**Input:**
"""

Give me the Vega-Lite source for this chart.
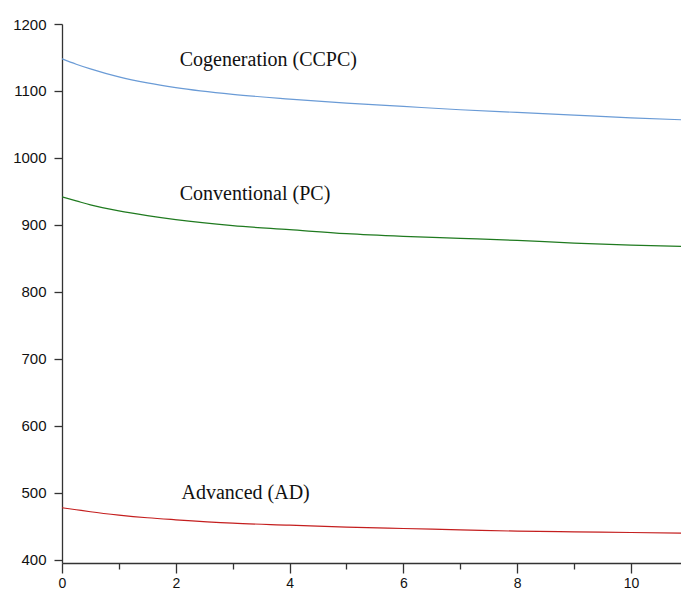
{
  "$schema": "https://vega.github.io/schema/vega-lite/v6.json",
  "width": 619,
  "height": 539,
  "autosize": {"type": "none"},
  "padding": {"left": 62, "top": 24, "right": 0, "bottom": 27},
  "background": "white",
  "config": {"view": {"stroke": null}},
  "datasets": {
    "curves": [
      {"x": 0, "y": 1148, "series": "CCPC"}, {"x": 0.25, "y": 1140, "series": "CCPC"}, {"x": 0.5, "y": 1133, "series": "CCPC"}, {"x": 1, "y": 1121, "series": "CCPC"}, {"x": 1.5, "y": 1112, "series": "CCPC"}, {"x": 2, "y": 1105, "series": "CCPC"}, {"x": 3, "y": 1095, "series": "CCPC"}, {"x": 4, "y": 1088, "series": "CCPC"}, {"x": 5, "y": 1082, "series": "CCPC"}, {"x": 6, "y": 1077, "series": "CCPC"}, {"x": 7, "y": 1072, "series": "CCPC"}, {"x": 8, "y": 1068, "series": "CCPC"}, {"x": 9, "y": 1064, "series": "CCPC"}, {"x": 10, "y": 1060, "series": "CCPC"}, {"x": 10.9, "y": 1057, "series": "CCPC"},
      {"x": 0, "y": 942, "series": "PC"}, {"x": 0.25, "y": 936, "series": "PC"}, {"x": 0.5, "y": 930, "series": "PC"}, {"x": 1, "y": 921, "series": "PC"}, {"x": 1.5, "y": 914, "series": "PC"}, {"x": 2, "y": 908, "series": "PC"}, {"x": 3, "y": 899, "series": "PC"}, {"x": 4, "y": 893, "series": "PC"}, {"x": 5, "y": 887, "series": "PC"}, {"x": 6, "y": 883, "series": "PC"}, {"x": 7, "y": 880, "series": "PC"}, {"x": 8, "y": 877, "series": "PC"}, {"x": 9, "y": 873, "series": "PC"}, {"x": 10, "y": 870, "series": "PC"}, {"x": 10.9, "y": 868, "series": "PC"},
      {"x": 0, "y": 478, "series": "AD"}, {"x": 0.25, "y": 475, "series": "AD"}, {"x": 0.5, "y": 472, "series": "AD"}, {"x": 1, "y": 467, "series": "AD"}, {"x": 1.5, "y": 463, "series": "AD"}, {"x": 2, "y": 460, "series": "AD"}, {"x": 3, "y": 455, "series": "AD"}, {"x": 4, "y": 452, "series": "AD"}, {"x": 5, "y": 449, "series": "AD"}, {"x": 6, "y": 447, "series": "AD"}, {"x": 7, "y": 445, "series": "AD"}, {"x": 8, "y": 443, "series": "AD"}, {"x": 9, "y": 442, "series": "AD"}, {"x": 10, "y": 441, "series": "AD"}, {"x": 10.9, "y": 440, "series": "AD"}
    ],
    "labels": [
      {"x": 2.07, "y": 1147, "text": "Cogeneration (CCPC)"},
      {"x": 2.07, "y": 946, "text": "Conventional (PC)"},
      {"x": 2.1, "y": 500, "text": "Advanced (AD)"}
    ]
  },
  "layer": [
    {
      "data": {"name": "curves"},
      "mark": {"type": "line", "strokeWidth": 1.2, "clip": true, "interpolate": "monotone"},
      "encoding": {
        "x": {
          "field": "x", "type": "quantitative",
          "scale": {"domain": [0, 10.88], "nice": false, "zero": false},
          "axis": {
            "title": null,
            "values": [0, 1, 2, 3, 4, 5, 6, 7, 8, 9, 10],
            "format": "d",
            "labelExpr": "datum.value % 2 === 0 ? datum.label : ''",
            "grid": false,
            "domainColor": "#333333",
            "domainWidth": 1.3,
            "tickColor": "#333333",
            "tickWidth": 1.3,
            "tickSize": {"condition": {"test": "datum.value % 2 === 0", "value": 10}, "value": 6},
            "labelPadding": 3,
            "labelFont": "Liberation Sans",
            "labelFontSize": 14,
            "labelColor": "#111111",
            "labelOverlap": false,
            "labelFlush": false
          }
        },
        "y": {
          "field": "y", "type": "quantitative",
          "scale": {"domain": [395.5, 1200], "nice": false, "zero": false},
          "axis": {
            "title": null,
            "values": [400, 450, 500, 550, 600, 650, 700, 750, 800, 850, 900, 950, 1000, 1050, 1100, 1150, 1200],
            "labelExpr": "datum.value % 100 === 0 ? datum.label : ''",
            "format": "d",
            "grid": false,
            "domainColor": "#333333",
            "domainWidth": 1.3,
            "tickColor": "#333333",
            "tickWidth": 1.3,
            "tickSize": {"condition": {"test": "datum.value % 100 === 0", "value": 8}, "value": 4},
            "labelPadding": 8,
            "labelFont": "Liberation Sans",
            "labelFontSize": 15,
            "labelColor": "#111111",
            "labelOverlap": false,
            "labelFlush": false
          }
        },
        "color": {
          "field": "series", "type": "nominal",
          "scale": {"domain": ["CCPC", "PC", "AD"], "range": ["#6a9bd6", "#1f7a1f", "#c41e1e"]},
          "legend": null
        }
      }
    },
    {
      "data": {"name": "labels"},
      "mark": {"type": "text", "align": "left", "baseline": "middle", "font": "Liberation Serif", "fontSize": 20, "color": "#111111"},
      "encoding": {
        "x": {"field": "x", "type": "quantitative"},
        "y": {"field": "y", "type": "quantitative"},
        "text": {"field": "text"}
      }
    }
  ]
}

"""
"""

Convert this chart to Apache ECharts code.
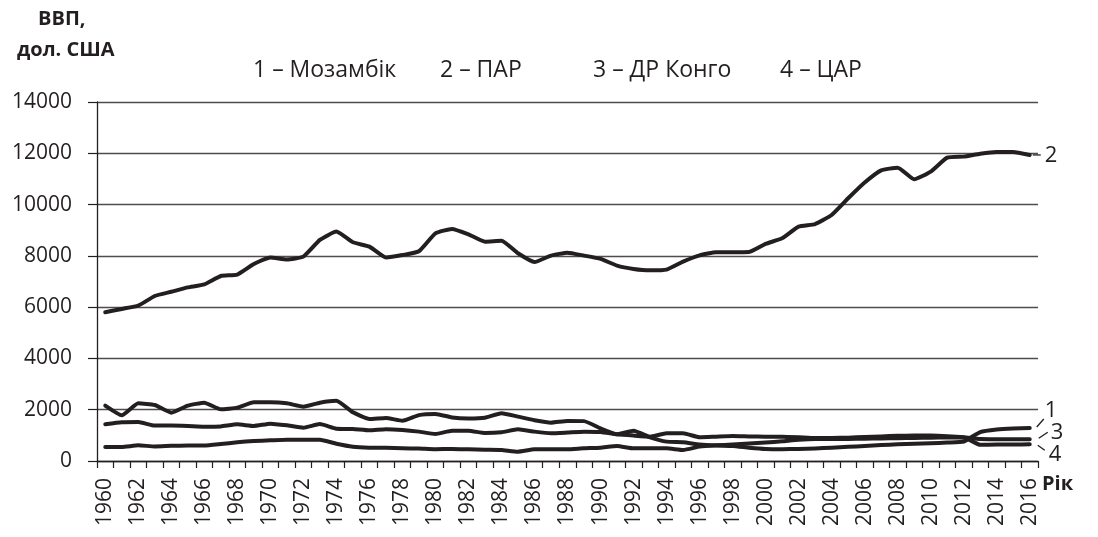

"""
"""

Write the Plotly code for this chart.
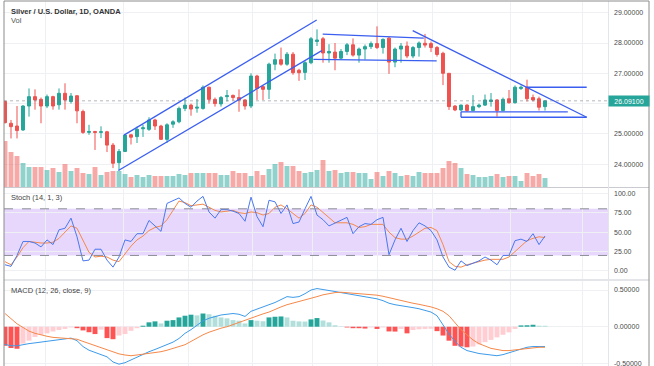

"""

**What to work on:** Each line in the listing above that contains "this" should be copied.

**Correct result:**
Give me the Vega-Lite source for this chart.
Convert this chart to Apache ECharts code.
Write the Plotly code for this chart.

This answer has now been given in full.